Warsh argued that artificial intelligence will raise the economy's productive potential, allowing output to grow faster without reigniting inflation. His argument implies that a productivity-led expansion could open up room for easier monetary policy, noted the bank.

Warsh's theory echoes one associated with a former Fed chair. Back in the 1990s, Alan Greenspan showed a willingness to support rather than restrain the economic expansion, in part because it was being driven by productivity growth. However, by the end of the decade, Greenspan was hiking rates, not cutting them, noted Desjardins.

Aside from the open question of whether the U.S. is actually in the midst of a durable productivity renaissance, Warsh's conclusion appears to run counter to the standard savings and investment logic underpinning estimates of the neutral rate of interest, known also as r-star, said the bank.

North of the border, Governor Tiff Macklem of the Bank of Canada has advanced "what seems like the mirror image" of Warsh's argument, according to Desjardins.

In a speech delivered earlier this year, Macklem argued that when weak growth reflects lower productive capacity rather than a cyclical shortfall in demand, cutting rates risks both "stoking future inflation" and delaying "needed structural change", Desjardins noted.

The mistake both Warsh and Macklem make is to assume, or at least imply, that changes in potential output can map directly into the appropriate setting of policy rates, it addd.

What matters for r-star, and the calibration of actual policy around it, is the balance between desired savings and investment, said Desjardins.
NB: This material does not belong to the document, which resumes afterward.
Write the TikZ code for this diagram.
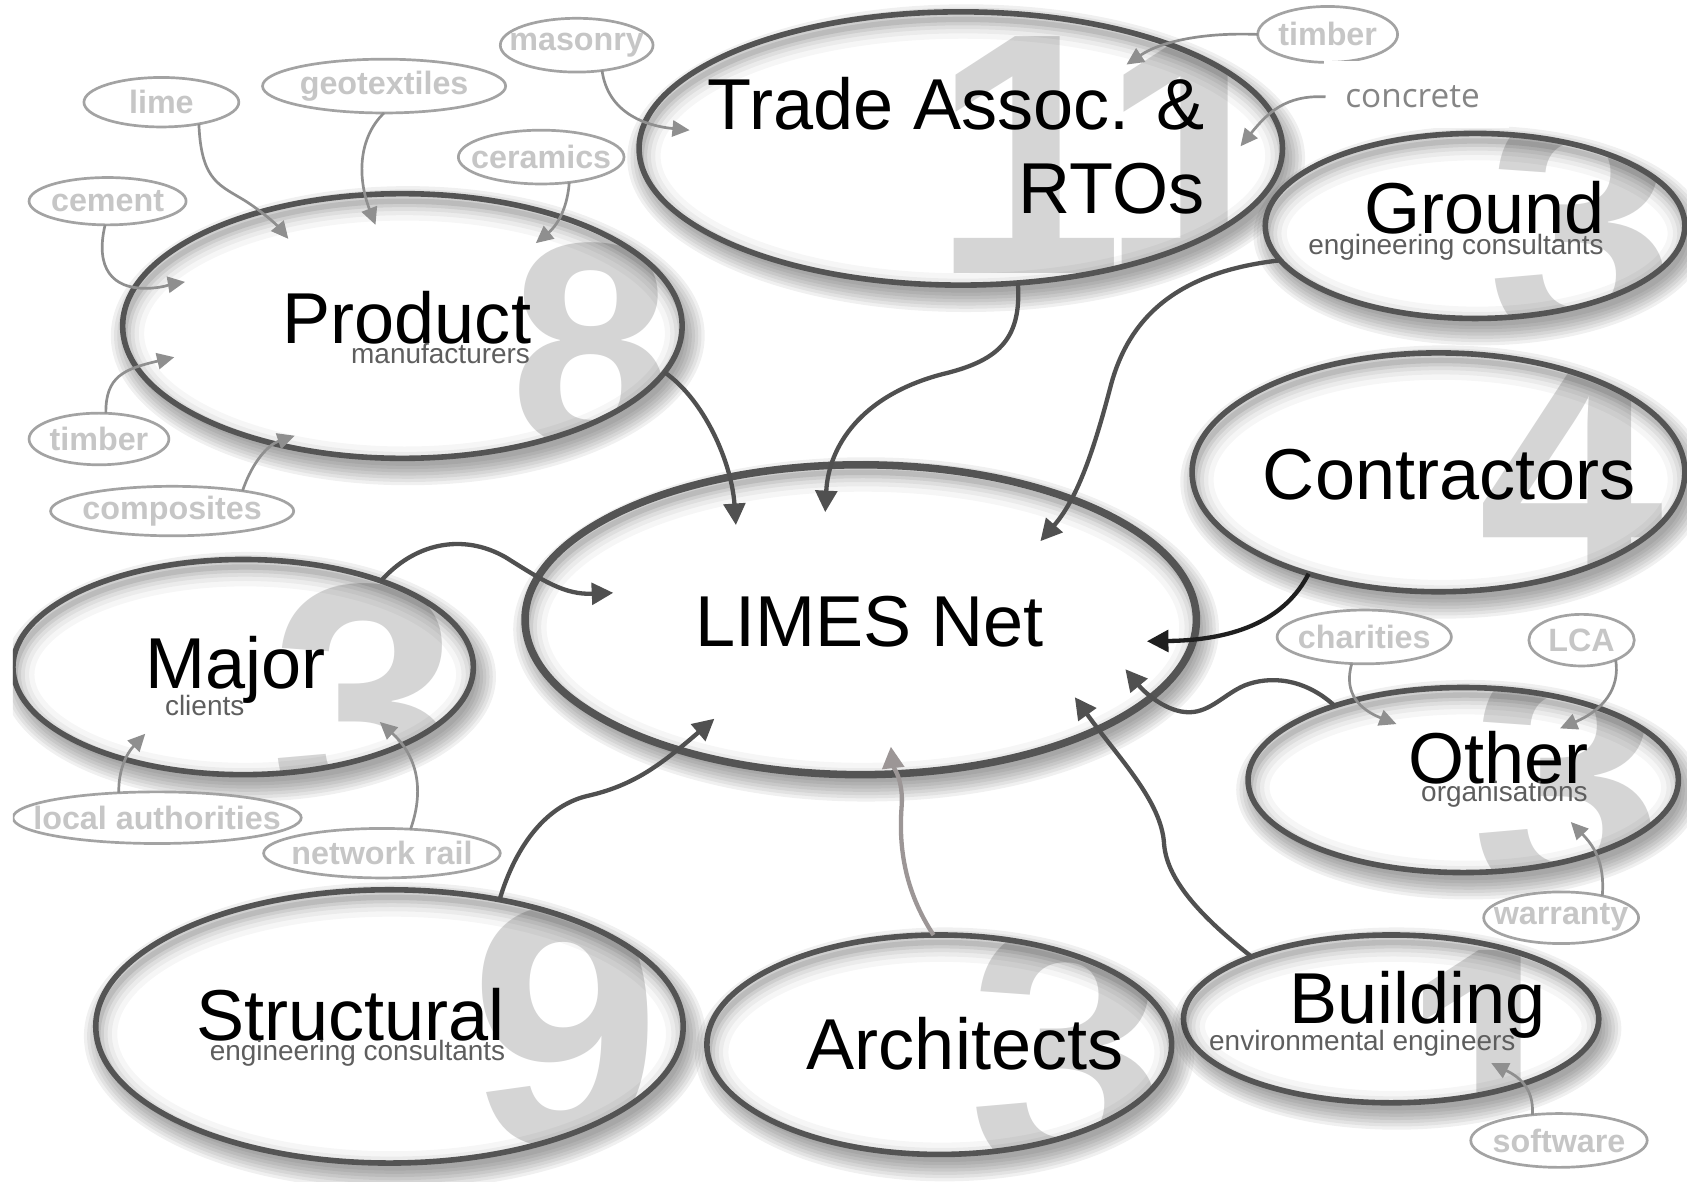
\documentclass[tikz,border=0pt]{standalone}
\usepackage{fontspec}
\setmainfont{Liberation Sans}
\newfontfamily\osans{Open Sans}
\usetikzlibrary{arrows.meta,shapes.geometric}
\definecolor{outl}{HTML}{545454}
\definecolor{limesout}{HTML}{4A4A4A}
\definecolor{digitc}{HTML}{D5D5D5}
\definecolor{satout}{HTML}{A3A3A3}
\definecolor{sattxt}{HTML}{C6C6C6}
\definecolor{subtxt}{HTML}{5E5E5E}
\definecolor{darr}{HTML}{505050}
\definecolor{garr}{HTML}{8F8F8F}
\definecolor{carr}{HTML}{1F1F1F}
\definecolor{aarr}{HTML}{9C9696}
\definecolor{conc}{HTML}{858585}
\newcommand\dfont[1]{\fontsize{#1}{#1}\selectfont\bfseries}
\newcommand\BigEll[7]{%
  \foreach \k in {0,...,6}{%
    \fill[black,opacity=0.058] ({#2+5},{#3+9}) ellipse [x radius={(#4+16-3*\k)*0.5pt}, y radius={(#5+16-3*\k)*0.5pt}];}
  \fill[white] (#2,#3) ellipse [x radius={#4*0.5pt}, y radius={#5*0.5pt}];
  \begin{scope}
    \clip (#2,#3) ellipse [x radius={#4*0.5pt}, y radius={#5*0.5pt}];
    #7
    \foreach \ww/\oo in {36/0.035,26/0.045,18/0.055,11/0.07,5/0.09}{%
      \draw[black,opacity=\oo,line width=\ww*0.5pt] ({#2+2},{#3+7}) ellipse [x radius={#4*0.5pt}, y radius={#5*0.5pt}];}
  \end{scope}
  \node[bigell,line width=#6,minimum width={#4*1pt},minimum height={#5*1pt}] (#1) at (#2,#3) {};
}
\newcommand\Sat[6]{%
  \node[sat,minimum width={#4*1pt},minimum height={#5*1pt}] (#1) at (#2,#3) {};
  \node[sattext] (#1-t) at (#2,#3) {#6};
}
\begin{document}
\begin{tikzpicture}[x=0.5pt,y=-0.5pt,
  bigell/.style={shape=ellipse,draw=outl,inner sep=0pt,outer sep=0pt},
  digit/.style={text=digitc,inner sep=0pt,anchor=north west},
  lbl/.style={inner sep=0pt,font=\fontsize{33.5}{40}\selectfont,text=black},
  sub/.style={inner sep=0pt,font=\fontsize{13}{15}\selectfont,text=subtxt},
  sat/.style={shape=ellipse,draw=satout,line width=1.25pt,fill=white,inner sep=0pt,outer sep=0pt},
  sattext/.style={inner sep=0pt,font=\fontsize{15}{18}\selectfont\bfseries,text=sattxt},
  darrow/.style={draw=darr,line width=2pt,-{Triangle[length=10pt,width=10pt]}},
  garrow/.style={draw=garr,line width=1.25pt,-{Triangle[length=8pt,width=7.5pt]}}]
\useasboundingbox (0,0) rectangle (1568,1098);
\begin{scope}
\clip (12,-10) rectangle (1580,1110);
% main ellipses
\BigEll{limes}{800}{576}{312}{144}{3.5pt}{}
\BigEll{trade}{893}{138}{299}{127}{2.6pt}{\node[digit,font=\dfont{160}] (trade-d) at (866,34) {1\kern-11pt 1};}
\BigEll{prod}{374}{303}{260}{123}{2.6pt}{\node[digit,font=\dfont{135}] (prod-d) at (474,225) {8};}
\BigEll{ground}{1371}{210}{195}{86}{2.6pt}{\node[digit,font=\dfont{158}] (ground-d) at (1382,97) {3};}
\BigEll{contr}{1337}{439}{229}{111}{2.6pt}{\node[digit,font=\dfont{155}] (contr-d) at (1374,330) {4};}
\BigEll{other}{1360}{725}{200}{86}{2.6pt}{\node[digit,font=\dfont{161}] (other-d) at (1367,610) {3};}
\BigEll{build}{1293}{947}{193}{78}{2.6pt}{\node[digit,font=\dfont{150}] (build-d) at (1302,883) {1};}
\BigEll{arch}{873}{971}{216}{102}{2.6pt}{\node[digit,font=\dfont{167}] (arch-d) at (900,858) {3};}
\BigEll{struct}{362}{954}{273}{127}{2.6pt}{\node[digit,font=\dfont{159}] (struct-d) at (437,841) {9};}
\BigEll{major}{226}{620}{214}{100}{2.6pt}{\node[digit,font=\dfont{159}] (major-d) at (251,542) {3};}
% satellites
\Sat{smas}{536}{42}{71}{25}{masonry}
\Sat{slime}{150}{95}{72}{23}{lime}
\Sat{sgeo}{357}{80}{113}{25}{geotextiles}
\Sat{sceram}{503}{146}{77}{25}{ceramics}
\Sat{scem}{100}{187}{73}{22}{cement}
\Sat{stimL}{92}{408}{65}{24}{timber}
\Sat{scomp}{160}{475}{113}{23}{composites}
\Sat{stimR}{1234}{32}{65}{26}{timber}
\Sat{schar}{1268}{592}{81}{25}{charities}
\Sat{slca}{1470}{595}{49}{24}{LCA}
\Sat{swarr}{1451}{853}{72}{24}{warranty}
\Sat{ssoft}{1449}{1060}{82}{25}{software}
\Sat{sloc}{146}{760}{134}{24}{local authorities}
\Sat{srail}{355}{793}{110}{23}{network rail}
% pasted concrete label
\fill[white] (1231,57) rectangle (1403,119);
\node[anchor=west,inner xsep=9pt,inner ysep=0pt,font=\osans\fontsize{15.5}{18}\selectfont,text=conc] (sconc) at (1232,90) {concrete};
% labels
\node[lbl,anchor=base] (limes-l) at (808,601) {LIMES Net};
\node[lbl,anchor=base east] (trade-l1) at (1120,120) {Trade Assoc. \&};
\node[lbl,anchor=base east] (trade-l2) at (1120,198) {RTOs};
\node[lbl,anchor=base east] (ground-l) at (1492,217) {Ground};
\node[sub,anchor=base east] (ground-s) at (1491,237) {engineering consultants};
\node[lbl,anchor=base] (contr-l) at (1347,464) {Contractors};
\node[lbl,anchor=base east] (prod-l) at (494,319) {Product};
\node[sub,anchor=base east] (prod-s) at (493,338) {manufacturers};
\node[lbl,anchor=base west] (major-l) at (135,640) {Major};
\node[sub,anchor=base west] (major-s) at (153,665) {clients};
\node[lbl,anchor=base west] (struct-l) at (182,967) {Structural};
\node[sub,anchor=base east] (struct-s) at (470,986) {engineering consultants};
\node[lbl,anchor=base] (arch-l) at (897,994) {Architects};
\node[lbl,anchor=base west] (build-l) at (1198,951) {Building};
\node[sub,anchor=base east] (build-s) at (1409,976) {environmental engineers};
\node[lbl,anchor=base east] (other-l) at (1477,728) {Other};
\node[sub,anchor=base east] (other-s) at (1476,745) {organisations};
% arrow tip coordinates
\coordinate (tP) at (684,488);
\coordinate (tT) at (767,476);
\coordinate (tG) at (967,503);
\coordinate (tC) at (1066,596);
\coordinate (tO) at (1046,622);
\coordinate (tB) at (999,648);
\coordinate (tA) at (828,694);
\coordinate (tS) at (664,668);
\coordinate (tM) at (570,551);
\coordinate (g1) at (641,121);
\coordinate (g2) at (268,222);
\coordinate (g3) at (349,209);
\coordinate (g4) at (498,226);
\coordinate (g5) at (172,262);
\coordinate (g6) at (162,332);
\coordinate (g7) at (274,405);
\coordinate (g8) at (1047,60);
\coordinate (g9) at (1153,136);
\coordinate (g10) at (1298,673);
\coordinate (g11) at (1450,677);
\coordinate (g12) at (1460,764);
\coordinate (g13) at (1386,988);
\coordinate (g14) at (135,682);
\coordinate (g15) at (353,671);
% dark connectors
\draw[darrow] (prod.-10) .. controls (655,372) and (680,430) .. (tP);
\draw[darrow] (trade.-67) .. controls (950,318) and (925,336) .. (875,348) .. controls (800,368) and (770,415) .. (tT);
\draw[darrow] (ground.190) .. controls (1100,252) and (1050,290) .. (1032,360) .. controls (1015,425) and (1000,465) .. (tG);
\draw[darrow,draw=carr] (contr.218) .. controls (1195,575) and (1150,595) .. (tC);
\draw[darrow] (other.150) .. controls (1212,630) and (1180,628) .. (1157,637) .. controls (1138,645) and (1125,662) .. (1105,662) .. controls (1085,662) and (1065,645) .. (tO);
\draw[darrow] (build.156) .. controls (1120,855) and (1085,820) .. (1082,785) .. controls (1080,745) and (1040,705) .. (tB);
\draw[darrow,draw=aarr] (arch.93) .. controls (842,830) and (835,790) .. (838,750) .. controls (840,725) and (830,712) .. (tA);
\draw[darrow] (struct.49) .. controls (478,790) and (505,750) .. (545,740) .. controls (590,730) and (615,710) .. (tS);
\draw[darrow] (major.32) .. controls (385,505) and (430,495) .. (470,518) .. controls (505,540) and (525,553) .. (tM);
% grey connectors
\draw[garrow] (smas.-45) .. controls (565,105) and (600,117) .. (g1);
\draw[garrow] (slime.-30) .. controls (187,170) and (205,172) .. (230,188) .. controls (248,200) and (258,210) .. (g2);
\draw[garrow] (sgeo.-90) .. controls (333,128) and (332,165) .. (g3);
\draw[garrow] (sceram.-42) .. controls (527,198) and (515,212) .. (g4);
\draw[garrow] (scem.-96) .. controls (88,250) and (105,268) .. (135,268) .. controls (150,268) and (160,264) .. (g5);
\draw[garrow] (stimL.75) .. controls (98,350) and (115,343) .. (g6);
\draw[garrow] (scomp.16) .. controls (235,428) and (250,413) .. (g7);
\draw[garrow] (stimR.180) .. controls (1120,30) and (1080,38) .. (g8);
\draw[garrow] (sconc.west) .. controls (1195,88) and (1178,105) .. (g9);
\draw[garrow] (schar.-115) .. controls (1248,645) and (1265,660) .. (g10);
\draw[garrow] (slca.-30) .. controls (1506,640) and (1490,660) .. (g11);
\draw[garrow] (swarr.28) .. controls (1492,800) and (1480,785) .. (g12);
\draw[garrow] (ssoft.136) .. controls (1426,1010) and (1410,1000) .. (g13);
\draw[garrow] (sloc.147) .. controls (110,715) and (118,700) .. (g14);
\draw[garrow] (srail.40) .. controls (396,730) and (385,700) .. (g15);
\end{scope}
\end{tikzpicture}
\end{document}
A sustained productivity boom generally pushes that balance toward a higher neutral rate by lifting the demand for capital. Conversely, a trade-induced deterioration in growth prospects would typically push in the opposite direction by weakening investment demand and increasing the supply of savings, it noted.

"For both Warsh and Macklem, the error is the same: interpreting changes in how fast the economy can grow as a guide to where interest rates belong. Operationalizing that mistake could end up delivering the exact opposite of what each economy needs," Desjardins added.